Apparently, the soothing effects of the alcoholic solution of a distillate of witch hazel bark was quite standard in many turn-of-the-century households. It was the perfect remedy for cuts, bruises, stiff muscles, sprains, burns, frostbite, sunburn, chapped skin – and “you name it.” The inner bark is the part of the plant that is astringent.

This widespread, ornamental, shrubby tree has downright intricate and beautiful flowers. At first glance, the narrow, twisted yellow petals make the flower appear to be crumpled. A closer look with a magnifying lens reveals a very sticking, four-parted flower. The fact that there are sometimes three to five blossoms in a cluster imparts a bit of a ragged fringe-like appearance to many flowering twigs.

Forked branches of the witch hazel were frequently used years ago as divining or dowsing rods, also called “witch sticks,” for locating underground sources of water. Roy and I went with his father many years ago to a farm west of Kewaunee. The owner of the farm showed us how he could detect water below the ground using a witch hazel branch. He gave Roy a turn, and his father tried with the dowsing rod, but neither had the ability to make the stick bend.
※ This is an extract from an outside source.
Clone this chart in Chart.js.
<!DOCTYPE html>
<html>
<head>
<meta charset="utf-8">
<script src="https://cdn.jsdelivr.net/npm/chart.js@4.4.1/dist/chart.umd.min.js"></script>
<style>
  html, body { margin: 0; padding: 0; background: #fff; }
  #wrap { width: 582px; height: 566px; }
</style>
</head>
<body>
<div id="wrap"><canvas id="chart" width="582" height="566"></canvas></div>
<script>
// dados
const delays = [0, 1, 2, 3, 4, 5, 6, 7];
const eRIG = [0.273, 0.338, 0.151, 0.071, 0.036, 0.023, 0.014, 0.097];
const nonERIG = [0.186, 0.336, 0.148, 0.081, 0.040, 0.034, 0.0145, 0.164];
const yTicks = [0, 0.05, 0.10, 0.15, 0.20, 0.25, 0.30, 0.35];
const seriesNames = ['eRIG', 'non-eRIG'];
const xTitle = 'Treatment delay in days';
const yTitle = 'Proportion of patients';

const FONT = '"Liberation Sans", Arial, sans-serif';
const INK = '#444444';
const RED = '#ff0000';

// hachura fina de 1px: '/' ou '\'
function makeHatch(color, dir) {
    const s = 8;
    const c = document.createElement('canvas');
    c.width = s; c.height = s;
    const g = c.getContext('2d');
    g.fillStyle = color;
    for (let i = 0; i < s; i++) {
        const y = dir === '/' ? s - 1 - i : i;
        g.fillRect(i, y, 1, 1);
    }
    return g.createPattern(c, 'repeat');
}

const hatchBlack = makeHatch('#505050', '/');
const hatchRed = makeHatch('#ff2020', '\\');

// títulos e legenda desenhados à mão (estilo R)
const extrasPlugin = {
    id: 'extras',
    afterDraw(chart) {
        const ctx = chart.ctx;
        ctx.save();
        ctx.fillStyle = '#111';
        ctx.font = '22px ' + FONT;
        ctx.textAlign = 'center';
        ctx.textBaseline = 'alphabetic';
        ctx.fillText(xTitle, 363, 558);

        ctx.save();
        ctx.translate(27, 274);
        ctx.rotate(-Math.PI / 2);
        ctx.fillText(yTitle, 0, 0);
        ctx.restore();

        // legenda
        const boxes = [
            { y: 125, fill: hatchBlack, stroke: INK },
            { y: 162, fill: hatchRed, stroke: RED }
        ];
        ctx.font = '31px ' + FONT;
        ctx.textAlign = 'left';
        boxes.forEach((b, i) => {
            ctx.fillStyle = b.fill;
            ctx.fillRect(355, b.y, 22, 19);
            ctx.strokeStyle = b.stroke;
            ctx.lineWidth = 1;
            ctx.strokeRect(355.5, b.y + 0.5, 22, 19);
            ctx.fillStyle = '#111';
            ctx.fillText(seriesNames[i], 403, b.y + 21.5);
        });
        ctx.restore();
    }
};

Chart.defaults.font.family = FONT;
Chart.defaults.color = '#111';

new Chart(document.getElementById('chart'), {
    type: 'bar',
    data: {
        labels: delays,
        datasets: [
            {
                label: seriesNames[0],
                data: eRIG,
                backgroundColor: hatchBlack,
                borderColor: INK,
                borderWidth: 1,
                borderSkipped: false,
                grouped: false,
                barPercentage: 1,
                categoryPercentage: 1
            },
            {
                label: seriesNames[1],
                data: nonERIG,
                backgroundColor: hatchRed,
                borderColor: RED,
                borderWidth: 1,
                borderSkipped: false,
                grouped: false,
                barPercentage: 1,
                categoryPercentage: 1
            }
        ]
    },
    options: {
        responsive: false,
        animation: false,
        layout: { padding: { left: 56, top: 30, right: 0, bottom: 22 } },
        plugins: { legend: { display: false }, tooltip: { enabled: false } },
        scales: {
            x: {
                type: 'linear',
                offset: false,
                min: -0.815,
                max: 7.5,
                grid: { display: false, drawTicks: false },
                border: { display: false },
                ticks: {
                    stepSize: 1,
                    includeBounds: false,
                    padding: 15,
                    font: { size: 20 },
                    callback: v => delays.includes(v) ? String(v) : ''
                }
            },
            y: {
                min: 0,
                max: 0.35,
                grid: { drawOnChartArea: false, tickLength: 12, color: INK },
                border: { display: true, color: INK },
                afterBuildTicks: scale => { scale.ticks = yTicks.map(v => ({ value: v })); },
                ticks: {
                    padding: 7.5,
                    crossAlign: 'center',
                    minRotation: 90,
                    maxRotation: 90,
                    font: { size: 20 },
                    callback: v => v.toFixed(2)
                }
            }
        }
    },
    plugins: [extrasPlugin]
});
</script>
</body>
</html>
Then he gave me the forked branch and – voilá – success! I was able to find water. I held the branch very tightly in my hands with the stick pointing upward. When I came near an underground water source, the stick quickly turned down to the earth. I held it so tightly that I felt my skin twisting as the rod moved downward. So, I was proclaimed a Water Witch.
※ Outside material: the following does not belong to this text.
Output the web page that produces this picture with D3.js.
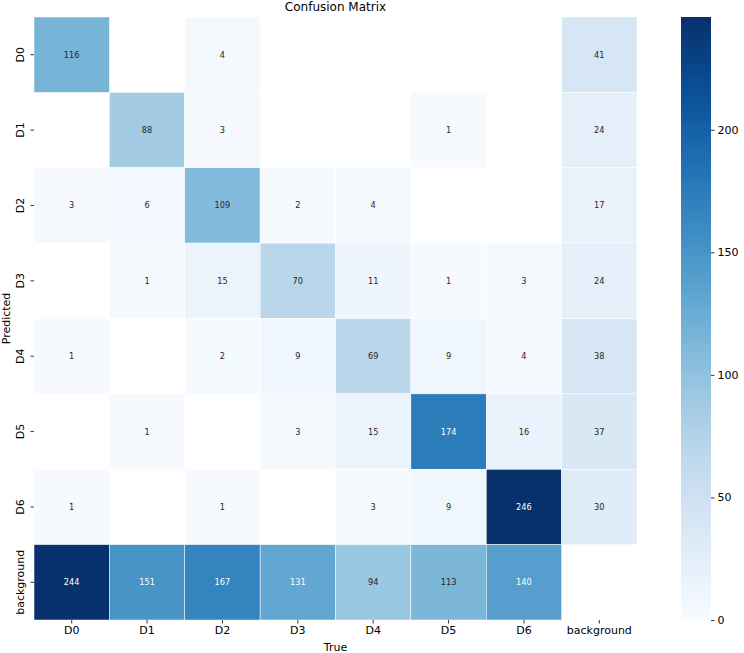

When planting a witch hazel tree, it is best to place it on the north side of a building in the shade. The many-stemmed tree does not thrive in full sun. The flowers don’t develop until the tree is at least six years old.

There is another choice for your yard, and that is the Chinese species, Hamamelis mollis, especially when grafted to the root stock of the native American plant, H. virginiana. I presume that is the way the Chinese species is treated before being sold in the US as decorative landscape material. Check with your local tree nursery.

Enjoy a walk in the woods on a gorgeous autumn day, and look for the last blooming flower of the year!